--- Source excerpt ---
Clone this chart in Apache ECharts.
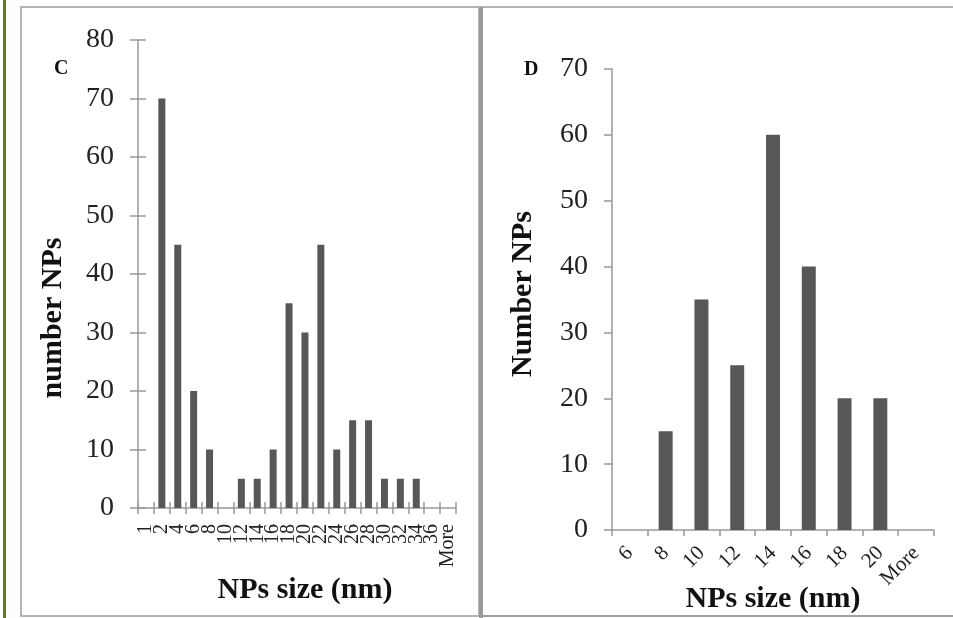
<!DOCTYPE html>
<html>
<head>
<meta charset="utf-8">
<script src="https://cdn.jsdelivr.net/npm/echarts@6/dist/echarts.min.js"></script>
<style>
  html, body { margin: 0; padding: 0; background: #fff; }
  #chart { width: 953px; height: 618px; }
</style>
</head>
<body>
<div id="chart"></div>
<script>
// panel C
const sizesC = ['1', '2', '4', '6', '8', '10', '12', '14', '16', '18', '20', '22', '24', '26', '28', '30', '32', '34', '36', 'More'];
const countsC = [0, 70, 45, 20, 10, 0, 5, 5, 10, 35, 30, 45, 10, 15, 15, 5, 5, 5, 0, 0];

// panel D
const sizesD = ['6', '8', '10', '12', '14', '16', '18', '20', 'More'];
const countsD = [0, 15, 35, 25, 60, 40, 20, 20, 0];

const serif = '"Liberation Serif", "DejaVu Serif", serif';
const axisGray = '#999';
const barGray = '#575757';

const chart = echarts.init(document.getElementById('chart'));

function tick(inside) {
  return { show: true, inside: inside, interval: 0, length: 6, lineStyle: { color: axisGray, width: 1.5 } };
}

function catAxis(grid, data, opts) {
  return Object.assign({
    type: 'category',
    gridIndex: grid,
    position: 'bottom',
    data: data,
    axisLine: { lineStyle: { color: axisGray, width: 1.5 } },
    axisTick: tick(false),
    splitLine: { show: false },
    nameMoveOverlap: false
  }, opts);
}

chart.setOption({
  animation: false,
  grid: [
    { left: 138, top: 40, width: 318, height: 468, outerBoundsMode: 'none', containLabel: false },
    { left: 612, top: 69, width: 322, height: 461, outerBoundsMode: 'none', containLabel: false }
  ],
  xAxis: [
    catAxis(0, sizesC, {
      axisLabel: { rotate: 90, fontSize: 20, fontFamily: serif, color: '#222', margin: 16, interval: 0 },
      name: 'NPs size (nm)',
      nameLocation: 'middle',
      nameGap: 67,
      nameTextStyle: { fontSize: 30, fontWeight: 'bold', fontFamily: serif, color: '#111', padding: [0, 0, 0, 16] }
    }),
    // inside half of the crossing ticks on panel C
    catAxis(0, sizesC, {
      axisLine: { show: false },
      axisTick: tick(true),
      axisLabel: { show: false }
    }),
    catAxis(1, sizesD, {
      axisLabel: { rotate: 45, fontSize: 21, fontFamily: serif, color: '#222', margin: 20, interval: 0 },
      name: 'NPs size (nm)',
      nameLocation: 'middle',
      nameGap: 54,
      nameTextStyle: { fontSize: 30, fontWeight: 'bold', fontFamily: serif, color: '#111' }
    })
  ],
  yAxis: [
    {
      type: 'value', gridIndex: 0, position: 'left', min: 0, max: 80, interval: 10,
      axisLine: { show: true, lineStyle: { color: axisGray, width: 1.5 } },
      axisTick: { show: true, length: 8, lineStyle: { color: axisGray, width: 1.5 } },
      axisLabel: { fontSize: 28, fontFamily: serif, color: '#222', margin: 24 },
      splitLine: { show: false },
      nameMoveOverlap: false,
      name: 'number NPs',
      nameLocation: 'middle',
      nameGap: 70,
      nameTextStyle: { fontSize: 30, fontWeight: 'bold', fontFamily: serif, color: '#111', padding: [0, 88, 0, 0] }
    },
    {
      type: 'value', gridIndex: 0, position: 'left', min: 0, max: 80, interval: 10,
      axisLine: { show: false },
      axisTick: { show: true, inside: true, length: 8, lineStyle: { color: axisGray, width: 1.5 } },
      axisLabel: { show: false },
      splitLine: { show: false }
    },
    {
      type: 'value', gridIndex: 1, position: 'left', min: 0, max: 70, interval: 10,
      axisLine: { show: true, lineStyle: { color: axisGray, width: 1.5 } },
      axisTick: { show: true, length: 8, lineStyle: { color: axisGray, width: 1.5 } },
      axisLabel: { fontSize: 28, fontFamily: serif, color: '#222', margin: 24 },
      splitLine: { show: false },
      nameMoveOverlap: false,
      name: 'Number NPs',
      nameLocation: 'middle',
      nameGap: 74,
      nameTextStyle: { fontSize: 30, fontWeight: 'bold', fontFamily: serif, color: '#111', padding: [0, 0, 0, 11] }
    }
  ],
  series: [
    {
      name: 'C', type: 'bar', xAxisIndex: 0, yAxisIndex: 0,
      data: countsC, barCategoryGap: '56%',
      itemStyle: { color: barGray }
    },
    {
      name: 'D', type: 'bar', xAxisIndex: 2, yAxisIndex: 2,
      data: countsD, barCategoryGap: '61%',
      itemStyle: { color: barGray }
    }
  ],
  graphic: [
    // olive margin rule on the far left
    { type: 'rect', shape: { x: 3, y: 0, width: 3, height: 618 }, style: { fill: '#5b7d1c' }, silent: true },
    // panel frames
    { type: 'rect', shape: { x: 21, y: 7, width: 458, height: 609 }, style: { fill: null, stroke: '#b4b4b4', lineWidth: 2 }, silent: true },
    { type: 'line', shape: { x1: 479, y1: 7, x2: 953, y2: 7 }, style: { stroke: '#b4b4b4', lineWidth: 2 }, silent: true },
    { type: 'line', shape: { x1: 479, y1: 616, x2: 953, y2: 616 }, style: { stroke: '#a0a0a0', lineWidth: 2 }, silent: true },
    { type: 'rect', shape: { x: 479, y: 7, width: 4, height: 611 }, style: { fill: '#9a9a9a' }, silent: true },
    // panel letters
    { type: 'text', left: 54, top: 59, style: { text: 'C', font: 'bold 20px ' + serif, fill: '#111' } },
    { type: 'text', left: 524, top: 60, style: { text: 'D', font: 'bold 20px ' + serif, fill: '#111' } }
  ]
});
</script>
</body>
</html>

--- What is being asked ---
Reproduce the material above exactly, first line through the line that contains "5, 5, 5, 0, 0];", minus the pictures.

--- Written response ---
Clone this chart in Apache ECharts.
<!DOCTYPE html>
<html>
<head>
<meta charset="utf-8">
<script src="https://cdn.jsdelivr.net/npm/echarts@6/dist/echarts.min.js"></script>
<style>
  html, body { margin: 0; padding: 0; background: #fff; }
  #chart { width: 953px; height: 618px; }
</style>
</head>
<body>
<div id="chart"></div>
<script>
// panel C
const sizesC = ['1', '2', '4', '6', '8', '10', '12', '14', '16', '18', '20', '22', '24', '26', '28', '30', '32', '34', '36', 'More'];
const countsC = [0, 70, 45, 20, 10, 0, 5, 5, 10, 35, 30, 45, 10, 15, 15, 5, 5, 5, 0, 0];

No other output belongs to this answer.